§ JOB
Look for "this" in the listing below. Gather each line that contains it.

(Records contained in a dataset)

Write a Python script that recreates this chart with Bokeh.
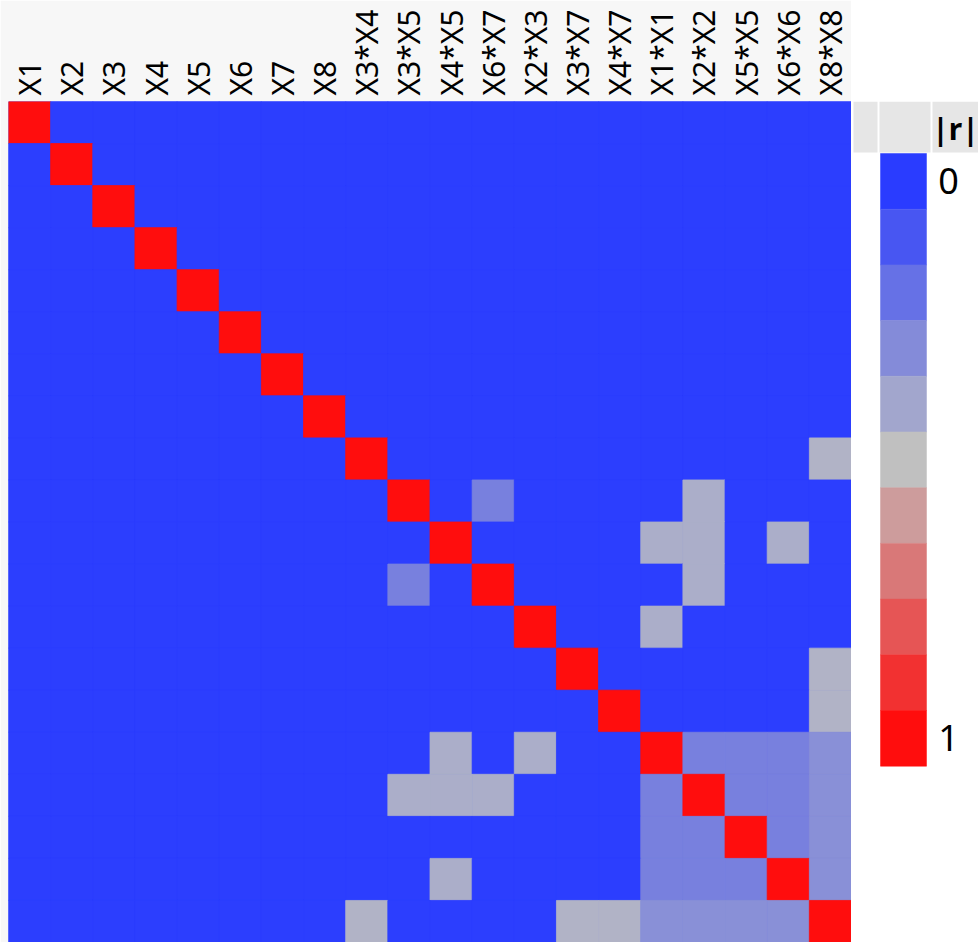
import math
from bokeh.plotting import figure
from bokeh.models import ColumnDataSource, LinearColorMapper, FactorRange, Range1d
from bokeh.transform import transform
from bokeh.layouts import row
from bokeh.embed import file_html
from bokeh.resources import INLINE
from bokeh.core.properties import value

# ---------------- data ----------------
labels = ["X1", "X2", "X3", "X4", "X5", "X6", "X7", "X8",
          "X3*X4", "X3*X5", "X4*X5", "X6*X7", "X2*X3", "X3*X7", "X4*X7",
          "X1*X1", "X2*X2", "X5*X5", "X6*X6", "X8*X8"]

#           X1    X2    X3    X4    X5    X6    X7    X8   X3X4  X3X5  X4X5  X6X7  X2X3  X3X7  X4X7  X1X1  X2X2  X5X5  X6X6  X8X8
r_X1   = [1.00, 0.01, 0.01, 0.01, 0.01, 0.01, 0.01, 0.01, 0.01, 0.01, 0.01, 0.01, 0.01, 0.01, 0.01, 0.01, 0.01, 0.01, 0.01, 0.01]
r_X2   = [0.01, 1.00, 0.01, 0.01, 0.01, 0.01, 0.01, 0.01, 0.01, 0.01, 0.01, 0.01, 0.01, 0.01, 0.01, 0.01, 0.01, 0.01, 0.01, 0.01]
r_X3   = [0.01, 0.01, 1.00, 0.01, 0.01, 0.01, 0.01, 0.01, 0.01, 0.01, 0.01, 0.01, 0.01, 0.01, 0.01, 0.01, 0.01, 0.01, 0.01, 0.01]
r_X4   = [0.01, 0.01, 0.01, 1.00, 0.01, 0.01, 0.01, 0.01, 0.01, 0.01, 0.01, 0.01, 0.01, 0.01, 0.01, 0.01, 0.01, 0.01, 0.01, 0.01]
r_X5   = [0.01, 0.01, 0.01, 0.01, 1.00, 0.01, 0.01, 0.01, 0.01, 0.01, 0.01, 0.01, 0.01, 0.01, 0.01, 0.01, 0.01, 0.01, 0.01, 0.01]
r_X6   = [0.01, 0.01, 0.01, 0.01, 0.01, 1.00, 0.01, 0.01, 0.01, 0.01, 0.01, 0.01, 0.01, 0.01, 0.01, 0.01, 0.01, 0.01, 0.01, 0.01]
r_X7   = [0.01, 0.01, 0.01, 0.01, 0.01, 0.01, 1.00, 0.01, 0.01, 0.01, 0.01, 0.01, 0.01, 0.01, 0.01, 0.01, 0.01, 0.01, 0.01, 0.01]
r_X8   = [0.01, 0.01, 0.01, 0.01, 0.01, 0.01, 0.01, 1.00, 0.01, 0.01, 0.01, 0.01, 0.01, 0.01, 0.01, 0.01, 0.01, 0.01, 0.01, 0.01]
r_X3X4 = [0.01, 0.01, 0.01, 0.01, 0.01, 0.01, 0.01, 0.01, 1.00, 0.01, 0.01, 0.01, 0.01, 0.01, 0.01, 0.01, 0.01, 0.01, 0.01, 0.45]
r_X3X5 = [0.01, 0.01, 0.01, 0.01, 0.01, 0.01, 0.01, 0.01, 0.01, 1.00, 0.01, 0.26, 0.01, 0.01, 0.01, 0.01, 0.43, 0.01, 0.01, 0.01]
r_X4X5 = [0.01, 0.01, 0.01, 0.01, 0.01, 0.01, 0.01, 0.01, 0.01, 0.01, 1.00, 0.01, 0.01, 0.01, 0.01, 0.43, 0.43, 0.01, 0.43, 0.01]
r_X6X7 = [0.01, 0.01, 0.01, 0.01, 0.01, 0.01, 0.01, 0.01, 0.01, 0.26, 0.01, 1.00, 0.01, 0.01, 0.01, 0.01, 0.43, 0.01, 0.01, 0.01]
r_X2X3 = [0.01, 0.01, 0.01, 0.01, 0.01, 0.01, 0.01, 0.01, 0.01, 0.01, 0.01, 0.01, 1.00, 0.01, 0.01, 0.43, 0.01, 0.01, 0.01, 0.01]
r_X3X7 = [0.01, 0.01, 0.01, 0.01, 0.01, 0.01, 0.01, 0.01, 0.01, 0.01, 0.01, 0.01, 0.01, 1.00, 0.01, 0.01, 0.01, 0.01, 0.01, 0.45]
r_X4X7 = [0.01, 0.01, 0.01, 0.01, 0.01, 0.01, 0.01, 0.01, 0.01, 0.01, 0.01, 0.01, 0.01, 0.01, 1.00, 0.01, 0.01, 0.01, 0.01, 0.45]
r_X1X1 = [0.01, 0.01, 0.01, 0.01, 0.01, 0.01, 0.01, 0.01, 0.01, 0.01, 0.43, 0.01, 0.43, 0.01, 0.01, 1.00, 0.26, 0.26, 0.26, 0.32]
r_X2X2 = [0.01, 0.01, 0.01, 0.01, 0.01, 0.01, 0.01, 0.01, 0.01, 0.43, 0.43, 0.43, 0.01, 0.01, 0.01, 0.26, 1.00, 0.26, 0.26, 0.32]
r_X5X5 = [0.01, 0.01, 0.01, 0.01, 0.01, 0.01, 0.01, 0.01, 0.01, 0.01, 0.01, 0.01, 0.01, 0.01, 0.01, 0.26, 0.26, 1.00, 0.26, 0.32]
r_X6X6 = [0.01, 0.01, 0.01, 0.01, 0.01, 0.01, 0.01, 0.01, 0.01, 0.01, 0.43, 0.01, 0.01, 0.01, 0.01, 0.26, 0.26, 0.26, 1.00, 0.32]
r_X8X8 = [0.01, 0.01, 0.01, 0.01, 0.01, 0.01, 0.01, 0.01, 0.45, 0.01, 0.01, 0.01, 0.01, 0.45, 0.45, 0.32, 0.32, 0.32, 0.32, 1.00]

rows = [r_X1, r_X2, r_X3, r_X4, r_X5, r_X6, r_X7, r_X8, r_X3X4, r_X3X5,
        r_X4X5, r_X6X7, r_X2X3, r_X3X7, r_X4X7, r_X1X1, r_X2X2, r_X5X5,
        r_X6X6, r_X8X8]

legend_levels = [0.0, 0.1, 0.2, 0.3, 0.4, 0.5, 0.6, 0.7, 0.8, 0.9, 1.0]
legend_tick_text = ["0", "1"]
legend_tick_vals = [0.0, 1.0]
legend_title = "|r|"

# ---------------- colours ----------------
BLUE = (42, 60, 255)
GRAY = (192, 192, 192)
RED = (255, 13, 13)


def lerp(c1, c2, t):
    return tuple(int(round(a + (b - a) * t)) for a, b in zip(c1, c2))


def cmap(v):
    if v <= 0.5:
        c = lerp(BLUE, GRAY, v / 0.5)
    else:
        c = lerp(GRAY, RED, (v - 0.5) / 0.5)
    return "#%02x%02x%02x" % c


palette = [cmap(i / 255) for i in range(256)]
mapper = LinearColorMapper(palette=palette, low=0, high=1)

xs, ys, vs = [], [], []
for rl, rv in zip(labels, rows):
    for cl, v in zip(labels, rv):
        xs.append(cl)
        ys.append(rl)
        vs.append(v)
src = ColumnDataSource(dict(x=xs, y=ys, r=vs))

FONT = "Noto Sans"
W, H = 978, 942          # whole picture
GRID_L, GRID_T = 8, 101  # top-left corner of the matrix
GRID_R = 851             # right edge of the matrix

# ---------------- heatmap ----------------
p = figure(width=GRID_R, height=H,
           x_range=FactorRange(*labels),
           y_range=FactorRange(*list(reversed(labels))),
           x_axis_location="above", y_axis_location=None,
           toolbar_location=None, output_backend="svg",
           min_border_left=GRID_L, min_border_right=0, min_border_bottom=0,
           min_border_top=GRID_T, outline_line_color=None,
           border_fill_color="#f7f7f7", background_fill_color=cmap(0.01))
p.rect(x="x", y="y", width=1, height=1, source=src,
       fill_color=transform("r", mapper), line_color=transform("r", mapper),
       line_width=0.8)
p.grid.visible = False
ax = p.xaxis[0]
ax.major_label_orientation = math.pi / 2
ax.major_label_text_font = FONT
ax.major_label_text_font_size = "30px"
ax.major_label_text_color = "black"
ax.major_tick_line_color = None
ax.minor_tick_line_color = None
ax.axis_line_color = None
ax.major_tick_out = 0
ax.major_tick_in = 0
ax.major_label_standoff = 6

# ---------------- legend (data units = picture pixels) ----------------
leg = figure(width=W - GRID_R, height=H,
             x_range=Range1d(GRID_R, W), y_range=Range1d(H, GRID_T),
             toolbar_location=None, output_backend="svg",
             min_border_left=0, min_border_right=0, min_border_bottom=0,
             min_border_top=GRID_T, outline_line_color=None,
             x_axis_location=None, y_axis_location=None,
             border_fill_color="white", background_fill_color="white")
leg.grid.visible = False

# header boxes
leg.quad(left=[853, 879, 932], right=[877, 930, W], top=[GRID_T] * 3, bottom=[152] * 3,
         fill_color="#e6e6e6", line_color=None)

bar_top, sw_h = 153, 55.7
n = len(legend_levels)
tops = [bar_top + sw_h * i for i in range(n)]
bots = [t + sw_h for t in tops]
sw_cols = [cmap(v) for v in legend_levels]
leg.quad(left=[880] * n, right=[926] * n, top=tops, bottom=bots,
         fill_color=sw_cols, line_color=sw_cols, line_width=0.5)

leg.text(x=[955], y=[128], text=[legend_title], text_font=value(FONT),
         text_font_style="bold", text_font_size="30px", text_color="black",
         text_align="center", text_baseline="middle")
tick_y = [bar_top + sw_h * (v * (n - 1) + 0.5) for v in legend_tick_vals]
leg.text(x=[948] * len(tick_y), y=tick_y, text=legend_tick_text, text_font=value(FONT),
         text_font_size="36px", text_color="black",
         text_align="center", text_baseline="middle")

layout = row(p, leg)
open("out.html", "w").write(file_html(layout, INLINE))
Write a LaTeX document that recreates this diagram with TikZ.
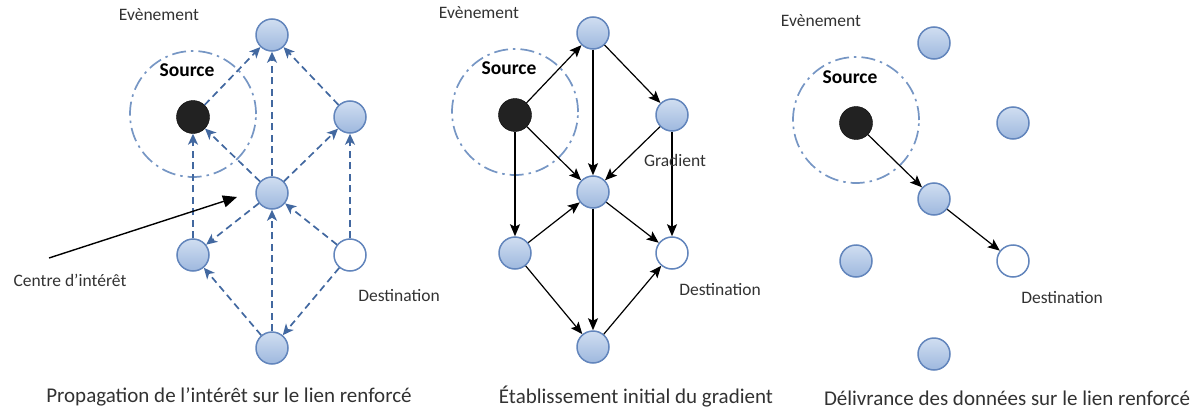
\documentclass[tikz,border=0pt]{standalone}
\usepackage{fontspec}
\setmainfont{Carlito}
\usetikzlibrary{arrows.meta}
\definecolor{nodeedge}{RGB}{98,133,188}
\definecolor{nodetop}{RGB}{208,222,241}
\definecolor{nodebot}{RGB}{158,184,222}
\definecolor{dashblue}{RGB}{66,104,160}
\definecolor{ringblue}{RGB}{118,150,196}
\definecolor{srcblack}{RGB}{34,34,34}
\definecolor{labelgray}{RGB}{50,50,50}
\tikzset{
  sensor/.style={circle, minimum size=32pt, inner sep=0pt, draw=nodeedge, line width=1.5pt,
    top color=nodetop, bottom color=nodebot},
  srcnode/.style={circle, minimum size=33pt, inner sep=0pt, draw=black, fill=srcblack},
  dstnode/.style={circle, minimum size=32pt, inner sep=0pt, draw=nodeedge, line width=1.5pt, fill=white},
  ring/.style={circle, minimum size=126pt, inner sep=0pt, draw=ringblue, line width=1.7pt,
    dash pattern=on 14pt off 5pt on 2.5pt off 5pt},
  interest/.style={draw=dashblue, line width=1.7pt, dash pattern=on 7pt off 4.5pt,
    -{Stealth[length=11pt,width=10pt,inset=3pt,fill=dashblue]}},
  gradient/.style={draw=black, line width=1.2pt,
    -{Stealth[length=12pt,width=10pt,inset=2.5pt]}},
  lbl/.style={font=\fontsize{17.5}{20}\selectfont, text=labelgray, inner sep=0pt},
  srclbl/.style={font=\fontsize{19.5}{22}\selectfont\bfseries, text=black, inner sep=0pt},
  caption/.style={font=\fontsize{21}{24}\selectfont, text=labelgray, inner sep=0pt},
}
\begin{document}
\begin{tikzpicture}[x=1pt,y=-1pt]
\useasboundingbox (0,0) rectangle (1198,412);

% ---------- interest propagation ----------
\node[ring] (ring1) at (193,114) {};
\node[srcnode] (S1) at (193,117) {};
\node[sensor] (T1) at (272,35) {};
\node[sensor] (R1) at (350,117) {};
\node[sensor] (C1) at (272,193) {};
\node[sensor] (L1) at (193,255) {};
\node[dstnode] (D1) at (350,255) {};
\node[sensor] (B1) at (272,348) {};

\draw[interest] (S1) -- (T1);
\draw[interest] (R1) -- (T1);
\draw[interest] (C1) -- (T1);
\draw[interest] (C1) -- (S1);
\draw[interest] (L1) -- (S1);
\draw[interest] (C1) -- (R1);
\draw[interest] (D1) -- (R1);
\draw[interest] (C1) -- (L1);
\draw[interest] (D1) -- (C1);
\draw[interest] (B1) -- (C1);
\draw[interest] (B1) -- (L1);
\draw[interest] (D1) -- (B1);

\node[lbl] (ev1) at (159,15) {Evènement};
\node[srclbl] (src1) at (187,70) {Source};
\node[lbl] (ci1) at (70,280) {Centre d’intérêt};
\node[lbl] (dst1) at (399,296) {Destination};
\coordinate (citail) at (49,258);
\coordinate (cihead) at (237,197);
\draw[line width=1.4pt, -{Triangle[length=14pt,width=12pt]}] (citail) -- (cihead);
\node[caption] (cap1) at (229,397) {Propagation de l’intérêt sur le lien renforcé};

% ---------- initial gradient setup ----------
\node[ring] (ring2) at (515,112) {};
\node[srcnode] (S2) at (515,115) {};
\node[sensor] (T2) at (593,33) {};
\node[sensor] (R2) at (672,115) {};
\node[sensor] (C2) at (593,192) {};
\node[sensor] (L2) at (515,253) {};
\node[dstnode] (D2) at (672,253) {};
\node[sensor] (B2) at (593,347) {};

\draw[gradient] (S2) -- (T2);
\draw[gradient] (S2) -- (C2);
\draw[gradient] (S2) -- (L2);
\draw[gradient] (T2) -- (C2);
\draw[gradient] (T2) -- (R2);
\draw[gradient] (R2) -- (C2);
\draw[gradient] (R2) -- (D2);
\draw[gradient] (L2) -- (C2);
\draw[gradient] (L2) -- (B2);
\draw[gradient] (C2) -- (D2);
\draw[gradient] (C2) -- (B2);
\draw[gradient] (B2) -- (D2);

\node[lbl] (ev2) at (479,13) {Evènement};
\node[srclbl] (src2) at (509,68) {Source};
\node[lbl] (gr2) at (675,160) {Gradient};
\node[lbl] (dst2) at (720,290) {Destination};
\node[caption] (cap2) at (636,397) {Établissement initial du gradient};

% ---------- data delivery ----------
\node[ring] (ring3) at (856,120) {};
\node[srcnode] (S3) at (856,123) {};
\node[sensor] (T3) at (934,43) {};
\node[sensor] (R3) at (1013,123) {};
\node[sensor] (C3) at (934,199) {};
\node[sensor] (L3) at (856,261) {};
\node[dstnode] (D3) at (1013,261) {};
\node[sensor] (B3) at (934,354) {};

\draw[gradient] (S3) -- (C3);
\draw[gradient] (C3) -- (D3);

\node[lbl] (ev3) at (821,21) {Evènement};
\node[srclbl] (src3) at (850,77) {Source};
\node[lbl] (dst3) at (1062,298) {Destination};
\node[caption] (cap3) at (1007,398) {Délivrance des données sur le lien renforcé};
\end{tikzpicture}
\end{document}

§ EXPECTED ANSWER
Write a Python script that recreates this chart with Bokeh.
Write a LaTeX document that recreates this diagram with TikZ.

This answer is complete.